In B.E.2515 (1972), an Ajahn (Brahmin priest) brought some sacred objects to ask Luang Phor to bless, but unfortunately, Luang Phor was very unhappy and annoyed by his request. “You are very annoying. Are you nuts?” It was widely known that if Luang Phor spoke out and warned, it would come true. The Ajahn was filled with fear and doom that he would go crazy and could think of nothing else. He went to consult Dr.Somsook, one of Luang Phor’s favourite disciples on what to do. After realizing the Ajahn’s fear of going crazy, he advised the Ajahn to make Luang Phor some drinks. He then brought drinks for Luang Phor as well as the cats and dogs living in the temple area. Dr.Somsook then urged Luang Phor to look at Ajahn, and praised him in recognition of his good deed. “He is such a good man, said Dr.Somsook to Luang Phor. “Right! Right! He is a good person indeed. Not crazy.” answered Luang Phor. Right then the Ajahn felt a warmth of relief. Not only did the Ajahn become more prudent and discreet in terms of what he bore in his mind, he also realized the importance of kindness and doing good things for others.
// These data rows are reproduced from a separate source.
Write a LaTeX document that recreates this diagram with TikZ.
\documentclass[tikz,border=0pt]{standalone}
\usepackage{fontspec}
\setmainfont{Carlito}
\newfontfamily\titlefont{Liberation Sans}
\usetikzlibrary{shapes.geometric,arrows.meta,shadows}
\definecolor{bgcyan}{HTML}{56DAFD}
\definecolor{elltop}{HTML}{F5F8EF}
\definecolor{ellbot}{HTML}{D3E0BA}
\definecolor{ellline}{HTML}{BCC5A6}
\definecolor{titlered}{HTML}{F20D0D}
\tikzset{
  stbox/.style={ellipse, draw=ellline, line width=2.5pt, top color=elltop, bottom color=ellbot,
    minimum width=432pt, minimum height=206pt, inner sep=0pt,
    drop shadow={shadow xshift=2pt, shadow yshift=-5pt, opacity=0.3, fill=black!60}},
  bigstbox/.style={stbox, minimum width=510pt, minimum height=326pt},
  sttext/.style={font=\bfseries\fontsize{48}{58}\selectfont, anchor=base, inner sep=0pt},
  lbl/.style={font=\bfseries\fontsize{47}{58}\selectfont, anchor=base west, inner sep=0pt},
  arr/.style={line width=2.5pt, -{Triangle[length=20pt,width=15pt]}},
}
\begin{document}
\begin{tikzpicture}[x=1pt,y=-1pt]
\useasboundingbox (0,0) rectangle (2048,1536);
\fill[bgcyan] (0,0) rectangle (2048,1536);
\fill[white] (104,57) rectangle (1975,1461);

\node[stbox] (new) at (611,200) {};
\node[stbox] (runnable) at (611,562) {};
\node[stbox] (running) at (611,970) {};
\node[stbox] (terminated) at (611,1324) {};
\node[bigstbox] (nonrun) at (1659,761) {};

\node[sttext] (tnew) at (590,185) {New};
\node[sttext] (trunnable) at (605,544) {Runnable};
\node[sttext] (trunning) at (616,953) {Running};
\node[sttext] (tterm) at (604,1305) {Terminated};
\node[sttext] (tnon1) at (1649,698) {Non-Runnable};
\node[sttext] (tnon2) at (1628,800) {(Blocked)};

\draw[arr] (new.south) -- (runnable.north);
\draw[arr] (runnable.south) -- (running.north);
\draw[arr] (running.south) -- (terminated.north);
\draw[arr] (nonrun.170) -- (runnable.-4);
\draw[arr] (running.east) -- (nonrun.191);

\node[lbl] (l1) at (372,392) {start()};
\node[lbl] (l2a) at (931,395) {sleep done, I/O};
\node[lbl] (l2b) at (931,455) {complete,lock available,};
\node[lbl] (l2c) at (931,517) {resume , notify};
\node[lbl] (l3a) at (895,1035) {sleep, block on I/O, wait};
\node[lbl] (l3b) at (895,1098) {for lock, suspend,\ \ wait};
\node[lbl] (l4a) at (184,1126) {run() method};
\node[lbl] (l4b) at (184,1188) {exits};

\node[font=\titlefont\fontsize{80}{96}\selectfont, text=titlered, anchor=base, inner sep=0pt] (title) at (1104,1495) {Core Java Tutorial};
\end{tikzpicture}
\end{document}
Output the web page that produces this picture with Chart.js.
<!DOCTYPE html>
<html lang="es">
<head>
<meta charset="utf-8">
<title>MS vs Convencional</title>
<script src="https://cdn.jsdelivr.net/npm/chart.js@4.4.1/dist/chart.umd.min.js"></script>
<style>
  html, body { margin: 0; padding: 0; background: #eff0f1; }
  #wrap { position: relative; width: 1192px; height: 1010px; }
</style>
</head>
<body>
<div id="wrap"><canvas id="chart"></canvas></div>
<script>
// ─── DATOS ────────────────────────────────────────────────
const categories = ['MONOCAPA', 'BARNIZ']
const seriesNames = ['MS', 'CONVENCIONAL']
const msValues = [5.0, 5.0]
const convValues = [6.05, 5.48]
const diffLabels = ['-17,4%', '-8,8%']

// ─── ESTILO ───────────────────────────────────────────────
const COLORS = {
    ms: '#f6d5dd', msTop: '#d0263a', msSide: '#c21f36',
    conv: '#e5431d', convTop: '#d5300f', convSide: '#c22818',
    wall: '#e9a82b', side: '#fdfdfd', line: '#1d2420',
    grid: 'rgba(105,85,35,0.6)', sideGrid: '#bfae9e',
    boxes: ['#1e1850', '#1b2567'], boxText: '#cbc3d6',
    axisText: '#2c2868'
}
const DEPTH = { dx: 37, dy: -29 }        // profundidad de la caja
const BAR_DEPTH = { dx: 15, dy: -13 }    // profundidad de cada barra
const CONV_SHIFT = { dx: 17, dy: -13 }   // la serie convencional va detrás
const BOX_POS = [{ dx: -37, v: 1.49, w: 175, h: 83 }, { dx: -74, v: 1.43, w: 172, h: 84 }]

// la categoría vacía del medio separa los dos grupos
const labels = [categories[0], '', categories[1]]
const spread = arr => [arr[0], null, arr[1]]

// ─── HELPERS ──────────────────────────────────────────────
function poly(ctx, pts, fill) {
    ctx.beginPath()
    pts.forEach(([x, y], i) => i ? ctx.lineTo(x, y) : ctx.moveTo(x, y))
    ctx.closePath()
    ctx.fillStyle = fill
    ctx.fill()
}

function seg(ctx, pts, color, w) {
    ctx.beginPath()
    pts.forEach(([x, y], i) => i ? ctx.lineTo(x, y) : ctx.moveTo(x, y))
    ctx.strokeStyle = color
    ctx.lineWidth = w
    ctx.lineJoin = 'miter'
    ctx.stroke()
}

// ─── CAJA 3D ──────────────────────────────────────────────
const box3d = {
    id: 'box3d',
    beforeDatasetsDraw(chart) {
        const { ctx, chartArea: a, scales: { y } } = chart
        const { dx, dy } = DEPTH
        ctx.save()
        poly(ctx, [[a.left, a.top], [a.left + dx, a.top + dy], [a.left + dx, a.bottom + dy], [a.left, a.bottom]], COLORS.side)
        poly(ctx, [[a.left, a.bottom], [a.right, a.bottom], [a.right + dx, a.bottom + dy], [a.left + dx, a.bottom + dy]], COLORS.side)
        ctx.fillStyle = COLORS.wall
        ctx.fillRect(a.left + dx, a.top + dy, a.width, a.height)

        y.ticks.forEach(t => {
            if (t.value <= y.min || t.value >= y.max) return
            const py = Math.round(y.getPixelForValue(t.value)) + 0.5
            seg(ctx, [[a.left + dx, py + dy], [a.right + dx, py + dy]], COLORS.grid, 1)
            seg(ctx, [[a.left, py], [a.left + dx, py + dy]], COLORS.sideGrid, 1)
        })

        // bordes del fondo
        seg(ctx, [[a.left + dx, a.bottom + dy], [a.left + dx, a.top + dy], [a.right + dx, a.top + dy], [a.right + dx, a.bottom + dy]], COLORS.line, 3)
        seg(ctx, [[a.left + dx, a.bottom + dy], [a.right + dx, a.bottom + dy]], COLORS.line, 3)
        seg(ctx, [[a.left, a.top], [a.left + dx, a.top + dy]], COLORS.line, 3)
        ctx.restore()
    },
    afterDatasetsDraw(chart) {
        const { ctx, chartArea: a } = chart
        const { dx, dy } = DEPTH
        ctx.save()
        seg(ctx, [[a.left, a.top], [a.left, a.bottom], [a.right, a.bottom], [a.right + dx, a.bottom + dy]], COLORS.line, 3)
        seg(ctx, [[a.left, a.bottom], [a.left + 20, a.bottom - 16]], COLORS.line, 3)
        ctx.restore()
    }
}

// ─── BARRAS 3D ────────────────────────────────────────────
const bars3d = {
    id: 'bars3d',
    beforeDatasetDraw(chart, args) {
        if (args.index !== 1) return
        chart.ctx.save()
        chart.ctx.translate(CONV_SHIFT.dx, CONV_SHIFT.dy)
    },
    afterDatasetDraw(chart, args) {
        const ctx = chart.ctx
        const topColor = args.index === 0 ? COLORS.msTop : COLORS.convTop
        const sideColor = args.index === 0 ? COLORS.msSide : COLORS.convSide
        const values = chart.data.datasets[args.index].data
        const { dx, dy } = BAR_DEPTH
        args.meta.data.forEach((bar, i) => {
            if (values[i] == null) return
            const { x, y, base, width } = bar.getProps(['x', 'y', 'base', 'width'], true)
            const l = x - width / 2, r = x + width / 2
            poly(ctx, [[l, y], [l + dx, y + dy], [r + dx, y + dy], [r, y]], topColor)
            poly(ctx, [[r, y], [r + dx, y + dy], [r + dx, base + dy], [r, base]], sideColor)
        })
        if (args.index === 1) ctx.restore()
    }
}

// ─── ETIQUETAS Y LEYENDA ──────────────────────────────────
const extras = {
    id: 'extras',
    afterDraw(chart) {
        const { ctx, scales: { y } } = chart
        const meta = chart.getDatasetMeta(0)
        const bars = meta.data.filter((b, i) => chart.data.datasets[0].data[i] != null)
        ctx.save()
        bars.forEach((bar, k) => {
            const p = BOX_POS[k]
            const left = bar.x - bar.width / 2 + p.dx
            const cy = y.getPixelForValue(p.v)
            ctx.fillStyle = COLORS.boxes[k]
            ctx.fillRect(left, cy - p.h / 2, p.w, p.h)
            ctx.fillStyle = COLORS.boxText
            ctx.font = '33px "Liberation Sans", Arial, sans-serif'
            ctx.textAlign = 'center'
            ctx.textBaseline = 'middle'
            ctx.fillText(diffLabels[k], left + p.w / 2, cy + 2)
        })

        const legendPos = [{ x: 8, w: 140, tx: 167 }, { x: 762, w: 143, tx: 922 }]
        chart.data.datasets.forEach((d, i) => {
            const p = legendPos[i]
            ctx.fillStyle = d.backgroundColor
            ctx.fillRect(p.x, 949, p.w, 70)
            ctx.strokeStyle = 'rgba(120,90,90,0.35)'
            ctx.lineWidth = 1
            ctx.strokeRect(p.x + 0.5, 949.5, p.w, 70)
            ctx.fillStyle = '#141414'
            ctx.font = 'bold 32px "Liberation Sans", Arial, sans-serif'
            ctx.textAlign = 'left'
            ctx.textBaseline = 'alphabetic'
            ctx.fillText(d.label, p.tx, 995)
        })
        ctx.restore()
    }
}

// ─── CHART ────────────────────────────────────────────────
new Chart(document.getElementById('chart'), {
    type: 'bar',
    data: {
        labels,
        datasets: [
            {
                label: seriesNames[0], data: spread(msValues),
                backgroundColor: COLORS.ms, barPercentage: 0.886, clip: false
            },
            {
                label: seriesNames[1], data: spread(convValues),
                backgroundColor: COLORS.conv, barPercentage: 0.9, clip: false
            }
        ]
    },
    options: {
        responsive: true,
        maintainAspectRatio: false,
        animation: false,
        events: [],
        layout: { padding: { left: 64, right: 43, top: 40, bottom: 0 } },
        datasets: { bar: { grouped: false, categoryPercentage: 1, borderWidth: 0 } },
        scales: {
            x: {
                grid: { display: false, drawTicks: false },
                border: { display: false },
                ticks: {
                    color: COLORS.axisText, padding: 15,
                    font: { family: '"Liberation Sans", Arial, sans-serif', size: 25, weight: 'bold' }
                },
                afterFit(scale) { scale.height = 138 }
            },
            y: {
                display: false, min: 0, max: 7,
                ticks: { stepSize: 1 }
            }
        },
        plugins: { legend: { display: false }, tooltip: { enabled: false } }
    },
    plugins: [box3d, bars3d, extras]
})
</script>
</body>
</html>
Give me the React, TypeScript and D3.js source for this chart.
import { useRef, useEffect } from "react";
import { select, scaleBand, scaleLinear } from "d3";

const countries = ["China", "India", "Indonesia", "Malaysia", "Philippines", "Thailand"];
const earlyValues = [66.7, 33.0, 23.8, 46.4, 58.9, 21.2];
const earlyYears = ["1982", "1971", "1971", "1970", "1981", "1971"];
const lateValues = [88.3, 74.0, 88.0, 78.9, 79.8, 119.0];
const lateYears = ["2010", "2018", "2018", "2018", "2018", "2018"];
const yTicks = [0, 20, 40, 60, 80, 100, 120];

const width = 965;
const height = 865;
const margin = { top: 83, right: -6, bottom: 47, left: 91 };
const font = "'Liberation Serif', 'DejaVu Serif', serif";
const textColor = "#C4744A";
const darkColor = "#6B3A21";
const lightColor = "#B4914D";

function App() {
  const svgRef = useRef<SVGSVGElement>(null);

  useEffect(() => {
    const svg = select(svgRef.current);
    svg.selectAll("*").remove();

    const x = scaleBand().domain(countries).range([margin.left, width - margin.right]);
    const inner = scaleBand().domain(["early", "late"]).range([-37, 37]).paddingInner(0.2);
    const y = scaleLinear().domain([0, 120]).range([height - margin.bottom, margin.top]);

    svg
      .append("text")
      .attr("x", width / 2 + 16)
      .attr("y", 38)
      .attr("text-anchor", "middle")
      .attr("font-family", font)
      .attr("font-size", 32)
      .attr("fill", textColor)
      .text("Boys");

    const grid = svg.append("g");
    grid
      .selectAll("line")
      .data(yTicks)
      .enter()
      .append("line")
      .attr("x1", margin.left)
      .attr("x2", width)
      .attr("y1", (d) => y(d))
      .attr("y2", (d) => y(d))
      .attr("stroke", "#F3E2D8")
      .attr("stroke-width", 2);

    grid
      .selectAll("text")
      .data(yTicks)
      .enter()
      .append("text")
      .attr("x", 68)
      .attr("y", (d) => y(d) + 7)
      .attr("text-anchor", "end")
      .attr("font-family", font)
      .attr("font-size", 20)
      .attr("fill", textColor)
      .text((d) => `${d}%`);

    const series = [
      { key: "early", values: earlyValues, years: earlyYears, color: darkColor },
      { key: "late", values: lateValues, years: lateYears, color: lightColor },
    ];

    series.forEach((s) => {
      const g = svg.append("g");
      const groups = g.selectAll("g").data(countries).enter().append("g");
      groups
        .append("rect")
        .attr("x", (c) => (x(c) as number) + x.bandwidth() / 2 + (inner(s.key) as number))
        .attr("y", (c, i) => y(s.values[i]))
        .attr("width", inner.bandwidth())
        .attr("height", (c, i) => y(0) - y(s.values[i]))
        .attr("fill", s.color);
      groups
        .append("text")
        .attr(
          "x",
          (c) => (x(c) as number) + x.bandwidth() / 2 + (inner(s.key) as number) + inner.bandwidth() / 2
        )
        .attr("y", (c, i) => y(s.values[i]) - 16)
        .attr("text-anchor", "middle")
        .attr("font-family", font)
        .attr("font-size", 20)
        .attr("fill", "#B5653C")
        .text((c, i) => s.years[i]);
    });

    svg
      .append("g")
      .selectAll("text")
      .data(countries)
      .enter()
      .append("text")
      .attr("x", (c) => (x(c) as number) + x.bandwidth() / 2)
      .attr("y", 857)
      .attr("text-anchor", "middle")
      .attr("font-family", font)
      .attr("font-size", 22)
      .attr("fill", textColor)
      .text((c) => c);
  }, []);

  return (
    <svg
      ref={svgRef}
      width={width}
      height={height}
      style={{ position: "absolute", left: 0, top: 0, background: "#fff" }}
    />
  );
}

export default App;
Phra Saman Kitivutho, a Buddhist monk currently living at Wat Chongkae, described astoundingly that Luang Phor was able to walk on the surface of a pond. It was witnessed by him and several children playing around the area.
One day Luang Phor went to the pond to get water to bathe himself. He sat on the edge of a wooden jetty with his lower garments draped over his shoulder and a basin to dig up water to cleanse himself. As he immersed his feet into the pond, a strong wind blew the basin very far away. Luang Phor asked the children who were also bathing to get the basin, but it was too far away to grab. Luang Phor then told the children that he would pick it up himself. Luang Phor then stood up and walked on the surface of the pond to pick up the basin which had blown far away. All the children witnessed that and was shocked and flabbergasted. “It’s hard to believe that the impossible was happening, but there were plenty of eyewitnesses. You can go and ask them yourself.”
Luang Phor Phrom enjoyed watching the Khon, a traditional drama and dance performed by dancers wearing masks depicting the story of Ramayana. He set up a Khon troupe to give practice to people who were interested. Kru Plai and Kru Yearn were his expertise in Khon. In fact, Luang Phor Phrom’s Khon troup still performs live today.
Those who have faith in Luang Phor Phrom pays homage to his body in Wat Chongkae’s sermon hall. They pray and make wishes for their lives to improve. Good things always happen to those who do good deeds.
Luang Phor had a specific procedure when creating sacred objects. He would start the procedure just after 12:00 am by placing the objects into metal bowls and then lighting a victory candle and dripping the melting wax into the bowls. As he drips the wax, he would simultaneously focus with deep concentration and chant magical mantras continuously until the end of the ceremony. Then he would sprinkle sacred water on them to ensure their efficacy as objects that will bring people luck and protection. Thus, if some of Luang Phor’s sacred objects appear to have physical defects, it might be because it was handled by Luang Phor’s sacred hands.